そのシエラは日本が好きで、この国の田園風景に雄牛のシルエットがよく溶け込むであろうという着想から、オズボーン社に像設置の許可を求めたとのことです。オズボーン社側にとっても、新潟に像を提供することは日西外交樹立150周年記念の事業のひとつとなりました。
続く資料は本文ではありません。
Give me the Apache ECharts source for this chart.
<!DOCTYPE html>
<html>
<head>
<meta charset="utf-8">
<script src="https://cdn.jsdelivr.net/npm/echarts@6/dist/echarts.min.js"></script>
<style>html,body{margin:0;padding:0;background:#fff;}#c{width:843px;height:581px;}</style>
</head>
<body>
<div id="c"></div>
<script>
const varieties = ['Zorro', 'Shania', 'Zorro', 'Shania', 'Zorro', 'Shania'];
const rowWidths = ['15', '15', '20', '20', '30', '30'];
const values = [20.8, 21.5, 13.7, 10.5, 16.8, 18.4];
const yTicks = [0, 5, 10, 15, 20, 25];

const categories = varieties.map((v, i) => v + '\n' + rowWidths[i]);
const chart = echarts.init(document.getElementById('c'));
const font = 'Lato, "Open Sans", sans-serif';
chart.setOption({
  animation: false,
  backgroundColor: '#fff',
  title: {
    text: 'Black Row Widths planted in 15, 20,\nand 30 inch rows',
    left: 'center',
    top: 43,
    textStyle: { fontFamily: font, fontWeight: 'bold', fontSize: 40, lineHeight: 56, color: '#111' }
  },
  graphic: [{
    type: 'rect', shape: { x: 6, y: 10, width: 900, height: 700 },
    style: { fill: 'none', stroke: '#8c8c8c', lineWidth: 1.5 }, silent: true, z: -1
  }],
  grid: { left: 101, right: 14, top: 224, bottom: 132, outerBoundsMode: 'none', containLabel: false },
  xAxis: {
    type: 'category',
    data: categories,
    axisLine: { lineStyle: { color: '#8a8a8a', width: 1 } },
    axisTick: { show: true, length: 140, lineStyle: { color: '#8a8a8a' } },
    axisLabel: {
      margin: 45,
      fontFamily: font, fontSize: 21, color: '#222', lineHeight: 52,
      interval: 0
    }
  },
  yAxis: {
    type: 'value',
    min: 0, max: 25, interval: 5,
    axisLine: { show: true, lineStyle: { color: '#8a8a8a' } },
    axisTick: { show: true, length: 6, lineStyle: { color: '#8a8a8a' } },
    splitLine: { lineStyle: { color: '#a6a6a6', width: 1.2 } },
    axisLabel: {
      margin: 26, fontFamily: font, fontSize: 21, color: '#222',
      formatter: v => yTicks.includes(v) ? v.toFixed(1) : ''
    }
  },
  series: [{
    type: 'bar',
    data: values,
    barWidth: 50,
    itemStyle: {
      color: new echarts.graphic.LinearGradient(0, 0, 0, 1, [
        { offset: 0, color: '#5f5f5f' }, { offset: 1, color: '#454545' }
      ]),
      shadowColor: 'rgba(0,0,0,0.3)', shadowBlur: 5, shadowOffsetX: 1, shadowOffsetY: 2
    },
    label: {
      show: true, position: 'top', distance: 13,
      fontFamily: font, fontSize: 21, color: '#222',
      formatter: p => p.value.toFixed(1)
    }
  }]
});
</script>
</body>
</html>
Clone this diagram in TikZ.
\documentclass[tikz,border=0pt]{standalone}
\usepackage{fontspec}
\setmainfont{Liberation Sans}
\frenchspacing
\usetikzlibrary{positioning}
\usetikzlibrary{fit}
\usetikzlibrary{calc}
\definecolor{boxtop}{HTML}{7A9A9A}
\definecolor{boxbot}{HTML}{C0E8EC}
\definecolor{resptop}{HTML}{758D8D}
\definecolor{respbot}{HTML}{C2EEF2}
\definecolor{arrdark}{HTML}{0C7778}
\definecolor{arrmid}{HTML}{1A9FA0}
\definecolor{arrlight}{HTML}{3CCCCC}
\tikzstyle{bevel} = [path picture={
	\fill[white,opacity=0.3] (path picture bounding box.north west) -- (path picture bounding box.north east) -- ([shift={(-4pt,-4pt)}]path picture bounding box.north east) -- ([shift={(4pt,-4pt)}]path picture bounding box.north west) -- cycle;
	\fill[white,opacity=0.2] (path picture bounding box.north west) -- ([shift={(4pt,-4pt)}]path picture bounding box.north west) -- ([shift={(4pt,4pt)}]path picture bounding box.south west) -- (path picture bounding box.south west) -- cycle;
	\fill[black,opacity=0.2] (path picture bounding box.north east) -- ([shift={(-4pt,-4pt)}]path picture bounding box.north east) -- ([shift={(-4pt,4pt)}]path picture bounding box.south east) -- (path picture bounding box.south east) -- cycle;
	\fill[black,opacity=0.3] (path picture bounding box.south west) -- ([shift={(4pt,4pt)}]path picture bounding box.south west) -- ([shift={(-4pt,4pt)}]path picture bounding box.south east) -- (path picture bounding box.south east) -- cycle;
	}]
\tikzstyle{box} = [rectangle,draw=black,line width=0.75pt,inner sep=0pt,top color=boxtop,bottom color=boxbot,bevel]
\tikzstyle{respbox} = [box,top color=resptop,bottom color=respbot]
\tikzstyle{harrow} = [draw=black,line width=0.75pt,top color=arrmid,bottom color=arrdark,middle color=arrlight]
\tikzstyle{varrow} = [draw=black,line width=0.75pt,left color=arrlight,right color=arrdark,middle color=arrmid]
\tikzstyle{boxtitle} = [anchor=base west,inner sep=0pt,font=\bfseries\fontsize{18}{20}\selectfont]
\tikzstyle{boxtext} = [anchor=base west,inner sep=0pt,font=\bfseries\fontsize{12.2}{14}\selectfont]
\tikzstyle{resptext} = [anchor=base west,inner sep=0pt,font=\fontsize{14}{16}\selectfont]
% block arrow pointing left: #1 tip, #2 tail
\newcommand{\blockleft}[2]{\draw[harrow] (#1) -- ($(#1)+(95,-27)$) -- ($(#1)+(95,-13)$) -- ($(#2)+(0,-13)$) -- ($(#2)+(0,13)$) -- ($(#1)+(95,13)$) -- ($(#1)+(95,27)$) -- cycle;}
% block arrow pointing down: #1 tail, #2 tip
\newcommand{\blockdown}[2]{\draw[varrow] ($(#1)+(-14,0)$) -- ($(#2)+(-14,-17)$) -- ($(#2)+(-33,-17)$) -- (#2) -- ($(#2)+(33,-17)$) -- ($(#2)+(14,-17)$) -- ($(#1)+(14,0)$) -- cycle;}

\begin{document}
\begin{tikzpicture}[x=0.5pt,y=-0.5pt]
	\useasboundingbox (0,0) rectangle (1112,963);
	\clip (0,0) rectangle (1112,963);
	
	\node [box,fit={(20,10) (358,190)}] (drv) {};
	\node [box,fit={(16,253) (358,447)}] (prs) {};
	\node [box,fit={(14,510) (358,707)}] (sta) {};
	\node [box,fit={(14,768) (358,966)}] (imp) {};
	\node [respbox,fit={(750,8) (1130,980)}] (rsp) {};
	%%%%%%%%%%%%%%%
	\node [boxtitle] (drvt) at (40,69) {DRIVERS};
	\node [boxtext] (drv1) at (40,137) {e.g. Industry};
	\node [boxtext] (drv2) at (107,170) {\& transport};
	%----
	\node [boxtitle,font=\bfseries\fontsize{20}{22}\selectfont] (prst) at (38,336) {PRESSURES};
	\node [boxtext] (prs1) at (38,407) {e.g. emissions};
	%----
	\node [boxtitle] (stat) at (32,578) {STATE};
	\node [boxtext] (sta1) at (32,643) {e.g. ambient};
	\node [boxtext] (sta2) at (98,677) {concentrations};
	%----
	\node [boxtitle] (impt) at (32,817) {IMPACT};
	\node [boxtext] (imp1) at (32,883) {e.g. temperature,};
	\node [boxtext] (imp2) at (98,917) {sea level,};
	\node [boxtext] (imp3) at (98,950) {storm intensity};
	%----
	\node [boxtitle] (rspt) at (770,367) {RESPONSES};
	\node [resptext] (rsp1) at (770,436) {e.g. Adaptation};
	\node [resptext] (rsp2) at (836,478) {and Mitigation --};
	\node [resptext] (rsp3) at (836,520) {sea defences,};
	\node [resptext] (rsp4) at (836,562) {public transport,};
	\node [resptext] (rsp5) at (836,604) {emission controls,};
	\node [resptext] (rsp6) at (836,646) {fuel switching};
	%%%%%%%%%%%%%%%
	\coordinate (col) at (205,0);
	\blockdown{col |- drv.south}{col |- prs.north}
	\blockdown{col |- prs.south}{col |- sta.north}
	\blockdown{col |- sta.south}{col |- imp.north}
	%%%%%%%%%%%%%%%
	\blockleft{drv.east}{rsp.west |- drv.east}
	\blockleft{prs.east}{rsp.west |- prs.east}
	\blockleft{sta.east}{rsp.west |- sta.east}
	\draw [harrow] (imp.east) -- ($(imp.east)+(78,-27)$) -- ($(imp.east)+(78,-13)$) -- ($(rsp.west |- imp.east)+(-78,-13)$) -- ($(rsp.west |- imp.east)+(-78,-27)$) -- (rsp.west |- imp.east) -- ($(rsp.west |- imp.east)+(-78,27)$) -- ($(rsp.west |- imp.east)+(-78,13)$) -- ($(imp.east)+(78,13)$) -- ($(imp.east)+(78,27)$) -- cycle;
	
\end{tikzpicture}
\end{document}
 また参照元のEl País 記事は「大地の芸術祭」組織委員会側のコメントも報じており、今回の「ブラック・シンボル」は芸術祭の環境保護規範をクリアし、イベント終了後もご当地作品として設置、カタログ掲載されることが「ほとんど決まっている」とのこと。この像の設置の意外性は、スペイン人という集団的アイデンティティの象徴であるにも関わらず、日本という異国の地に設置されたことにあるでしょう。これまで「資本主義社会や日常に内在する権力や階級のヒエラルキーについて探求する作品を世界各地で展開」してきたシエラが、単に「スペインの」シンボルを称揚する意図でこの地に雄牛を立てた訳ではないはずです。

 

越後妻有の風景に突如現れるのは、巨大な「オズボーンの雄牛」。雄牛のシルエットを模した、高さ約10mの黒色看板である。作家の母国スペインの国民的とも言えるこのシンボルは、人里から少し離れた自然のなかの高台に設置され、まるで薄っぺらい影のように、だが勇敢に佇んでいる。文化も歴史も異なるスペインのシンボルが、越後妻有の見慣れた風景のなかで何を物語るのか。これまで、歴史のなかで文明がはらむ権力の問題を扱ってきた作家が、ここに存在する看板の意味を問いかける。「大地の芸術祭」WEBより)

 

 日本の田園風景に溶け込むのに黒い雄牛がぴったりと言いますが……異郷の地、温泉の麓で、これから雄牛に新たな文脈が生まれるかもしれません。